# [WHAT THE EXERCISE ASKS]
Copy out each line exactly; pictures stay out of the copy.

# [PROVIDED MATERIAL]

--------------------------------

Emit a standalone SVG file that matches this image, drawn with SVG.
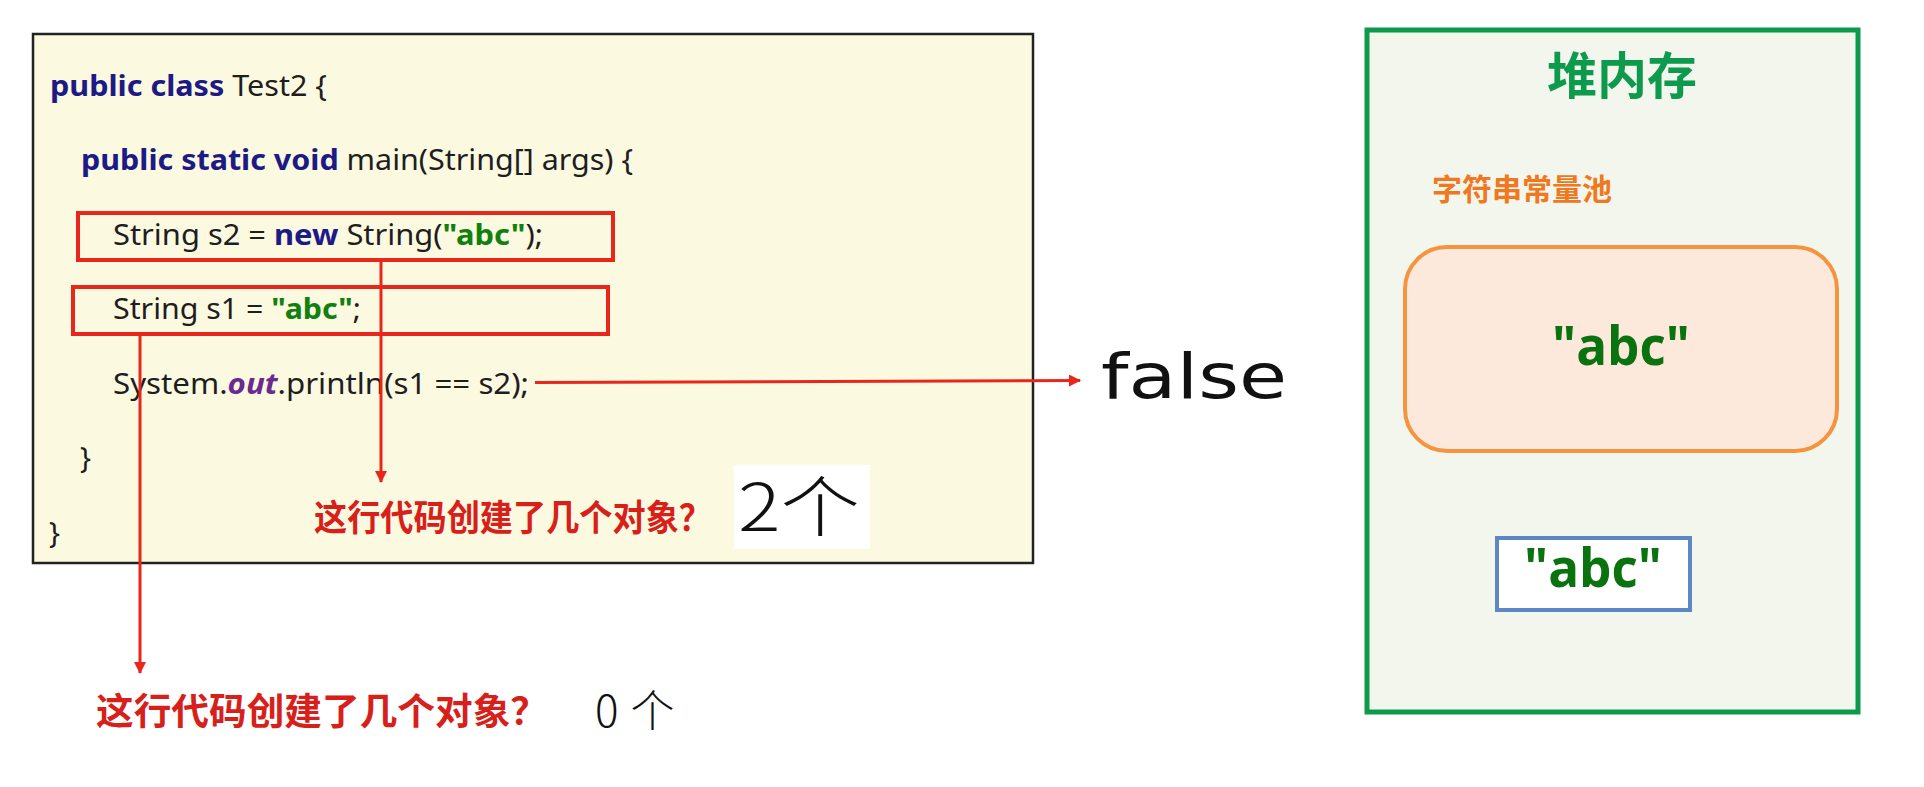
<svg xmlns="http://www.w3.org/2000/svg" width="1924" height="787" viewBox="0 0 1924 787">
<defs>
<style>
.code{font-family:"Noto Sans","Open Sans","Liberation Sans",sans-serif;font-size:29px;fill:#1e1e1e}
.kw{font-weight:700;fill:#1c1a85}
.str{font-weight:700;fill:#11800f}
.fld{font-weight:700;font-style:italic;fill:#6a2a90}
.q{font-family:"Noto Sans CJK SC","Noto Sans",sans-serif;font-weight:700;fill:#d8201a}
.hand{font-family:"Noto Sans CJK SC","DejaVu Sans",sans-serif;font-weight:300;fill:#111}
.abc{font-family:"Open Sans","Noto Sans",sans-serif;font-weight:700;font-size:53px;fill:#0b7210;text-anchor:middle}
.red{fill:none;stroke:#e8261c;stroke-width:4}
.conn{fill:none;stroke:#e8261c;stroke-width:3}
</style>
<marker id="ah" viewBox="0 0 12 12" refX="11" refY="6" markerWidth="12" markerHeight="12" markerUnits="userSpaceOnUse" orient="auto">
<path d="M0,0 L12,6 L0,12 z" fill="#e8261c"/>
</marker>
</defs>
<rect width="1924" height="787" fill="#ffffff"/>

<g id="code-box">
<rect x="33" y="34" width="1000" height="529" fill="#fcf9e1" stroke="#222" stroke-width="2.5"/>
<text class="code" x="50" y="96" textLength="277" lengthAdjust="spacingAndGlyphs"><tspan class="kw">public class</tspan> Test2 {</text>
<text class="code" x="81" y="170" textLength="552" lengthAdjust="spacingAndGlyphs"><tspan class="kw">public static void</tspan> main(String[] args) {</text>
<text class="code" x="80" y="468">}</text>
<text class="code" x="49" y="543">}</text>
</g>

<g id="line-s2">
<rect class="red" x="78" y="213" width="535" height="47"/>
<text class="code" x="113" y="245" textLength="430" lengthAdjust="spacingAndGlyphs">String s2 = <tspan class="kw">new</tspan> String(<tspan class="str">"abc"</tspan>);</text>
</g>

<g id="line-s1">
<rect class="red" x="73" y="287" width="535" height="47"/>
<text class="code" x="113" y="319" textLength="248" lengthAdjust="spacingAndGlyphs">String s1 = <tspan class="str">"abc"</tspan>;</text>
</g>

<g id="line-println">
<text class="code" x="113" y="394" textLength="416" lengthAdjust="spacingAndGlyphs">System.<tspan class="fld">out</tspan>.println(s1 == s2);</text>
</g>

<g id="question-1">
<text class="q" x="314" y="531" font-size="36" textLength="398" lengthAdjust="spacingAndGlyphs">这行代码创建了几个对象？</text>
</g>

<g id="answer-2">
<rect x="734" y="465" width="136" height="84" fill="#ffffff"/>
<text class="hand" x="738" y="531" font-size="66" textLength="122" lengthAdjust="spacingAndGlyphs">2个</text>
</g>

<g id="question-2">
<text class="q" x="96" y="725" font-size="37" textLength="452" lengthAdjust="spacingAndGlyphs">这行代码创建了几个对象？</text>
</g>

<g id="answer-0">
<text class="hand" x="595" y="727" font-size="44" letter-spacing="12">0个</text>
</g>

<g id="result-false">
<text x="1101" y="398" font-family="DejaVu Sans, sans-serif" font-size="62" fill="#111" textLength="186" lengthAdjust="spacingAndGlyphs">false</text>
</g>

<g id="heap">
<rect x="1367" y="30" width="491" height="682" fill="#f2f6ed" stroke="#0e9a4c" stroke-width="5"/>
<text x="1622" y="94" font-family="Noto Sans CJK SC, sans-serif" font-weight="700" font-size="50" fill="#0e9a4c" text-anchor="middle">堆内存</text>
</g>

<g id="string-pool">
<text x="1432" y="200" font-family="Noto Sans CJK SC, sans-serif" font-weight="700" font-size="30" fill="#f07820">字符串常量池</text>
<rect x="1405" y="247" width="432" height="204" rx="42" ry="42" fill="#fde9db" stroke="#f5943f" stroke-width="4"/>
<text class="abc" x="1621" y="365" textLength="138" lengthAdjust="spacingAndGlyphs">"abc"</text>
</g>

<g id="heap-object">
<rect x="1497" y="538" width="193" height="72" fill="#ffffff" stroke="#5b87c5" stroke-width="4"/>
<text class="abc" x="1593" y="587" textLength="138" lengthAdjust="spacingAndGlyphs">"abc"</text>
</g>

<g id="connectors">
<path class="conn" d="M381,260 V482" marker-end="url(#ah)"/>
<path class="conn" d="M140,334 V673" marker-end="url(#ah)"/>
<path class="conn" d="M535,382.5 L1080,380.5" marker-end="url(#ah)"/>
</g>
</svg>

--------------------------------

# [SOLUTION]
Emit a standalone SVG file that matches this image, drawn with SVG.
<svg xmlns="http://www.w3.org/2000/svg" width="1924" height="787" viewBox="0 0 1924 787">
<defs>
<style>
.code{font-family:"Noto Sans","Open Sans","Liberation Sans",sans-serif;font-size:29px;fill:#1e1e1e}
.kw{font-weight:700;fill:#1c1a85}
.str{font-weight:700;fill:#11800f}
.fld{font-weight:700;font-style:italic;fill:#6a2a90}
.q{font-family:"Noto Sans CJK SC","Noto Sans",sans-serif;font-weight:700;fill:#d8201a}
.hand{font-family:"Noto Sans CJK SC","DejaVu Sans",sans-serif;font-weight:300;fill:#111}
.abc{font-family:"Open Sans","Noto Sans",sans-serif;font-weight:700;font-size:53px;fill:#0b7210;text-anchor:middle}
.red{fill:none;stroke:#e8261c;stroke-width:4}
.conn{fill:none;stroke:#e8261c;stroke-width:3}
</style>
<marker id="ah" viewBox="0 0 12 12" refX="11" refY="6" markerWidth="12" markerHeight="12" markerUnits="userSpaceOnUse" orient="auto">
<path d="M0,0 L12,6 L0,12 z" fill="#e8261c"/>
</marker>
</defs>
<rect width="1924" height="787" fill="#ffffff"/>

<g id="code-box">
<rect x="33" y="34" width="1000" height="529" fill="#fcf9e1" stroke="#222" stroke-width="2.5"/>
<text class="code" x="50" y="96" textLength="277" lengthAdjust="spacingAndGlyphs"><tspan class="kw">public class</tspan> Test2 {</text>
<text class="code" x="81" y="170" textLength="552" lengthAdjust="spacingAndGlyphs"><tspan class="kw">public static void</tspan> main(String[] args) {</text>
<text class="code" x="80" y="468">}</text>
<text class="code" x="49" y="543">}</text>
</g>

<g id="line-s2">
<rect class="red" x="78" y="213" width="535" height="47"/>
<text class="code" x="113" y="245" textLength="430" lengthAdjust="spacingAndGlyphs">String s2 = <tspan class="kw">new</tspan> String(<tspan class="str">"abc"</tspan>);</text>
</g>

<g id="line-s1">
<rect class="red" x="73" y="287" width="535" height="47"/>
<text class="code" x="113" y="319" textLength="248" lengthAdjust="spacingAndGlyphs">String s1 = <tspan class="str">"abc"</tspan>;</text>
</g>

<g id="line-println">
<text class="code" x="113" y="394" textLength="416" lengthAdjust="spacingAndGlyphs">System.<tspan class="fld">out</tspan>.println(s1 == s2);</text>
</g>

<g id="question-1">
<text class="q" x="314" y="531" font-size="36" textLength="398" lengthAdjust="spacingAndGlyphs">这行代码创建了几个对象？</text>
</g>

<g id="answer-2">
<rect x="734" y="465" width="136" height="84" fill="#ffffff"/>
<text class="hand" x="738" y="531" font-size="66" textLength="122" lengthAdjust="spacingAndGlyphs">2个</text>
</g>

<g id="question-2">
<text class="q" x="96" y="725" font-size="37" textLength="452" lengthAdjust="spacingAndGlyphs">这行代码创建了几个对象？</text>
</g>

<g id="answer-0">
<text class="hand" x="595" y="727" font-size="44" letter-spacing="12">0个</text>
</g>

<g id="result-false">
<text x="1101" y="398" font-family="DejaVu Sans, sans-serif" font-size="62" fill="#111" textLength="186" lengthAdjust="spacingAndGlyphs">false</text>
</g>

<g id="heap">
<rect x="1367" y="30" width="491" height="682" fill="#f2f6ed" stroke="#0e9a4c" stroke-width="5"/>
<text x="1622" y="94" font-family="Noto Sans CJK SC, sans-serif" font-weight="700" font-size="50" fill="#0e9a4c" text-anchor="middle">堆内存</text>
</g>

<g id="string-pool">
<text x="1432" y="200" font-family="Noto Sans CJK SC, sans-serif" font-weight="700" font-size="30" fill="#f07820">字符串常量池</text>
<rect x="1405" y="247" width="432" height="204" rx="42" ry="42" fill="#fde9db" stroke="#f5943f" stroke-width="4"/>
<text class="abc" x="1621" y="365" textLength="138" lengthAdjust="spacingAndGlyphs">"abc"</text>
</g>

<g id="heap-object">
<rect x="1497" y="538" width="193" height="72" fill="#ffffff" stroke="#5b87c5" stroke-width="4"/>
<text class="abc" x="1593" y="587" textLength="138" lengthAdjust="spacingAndGlyphs">"abc"</text>
</g>

<g id="connectors">
<path class="conn" d="M381,260 V482" marker-end="url(#ah)"/>
<path class="conn" d="M140,334 V673" marker-end="url(#ah)"/>
<path class="conn" d="M535,382.5 L1080,380.5" marker-end="url(#ah)"/>
</g>
</svg>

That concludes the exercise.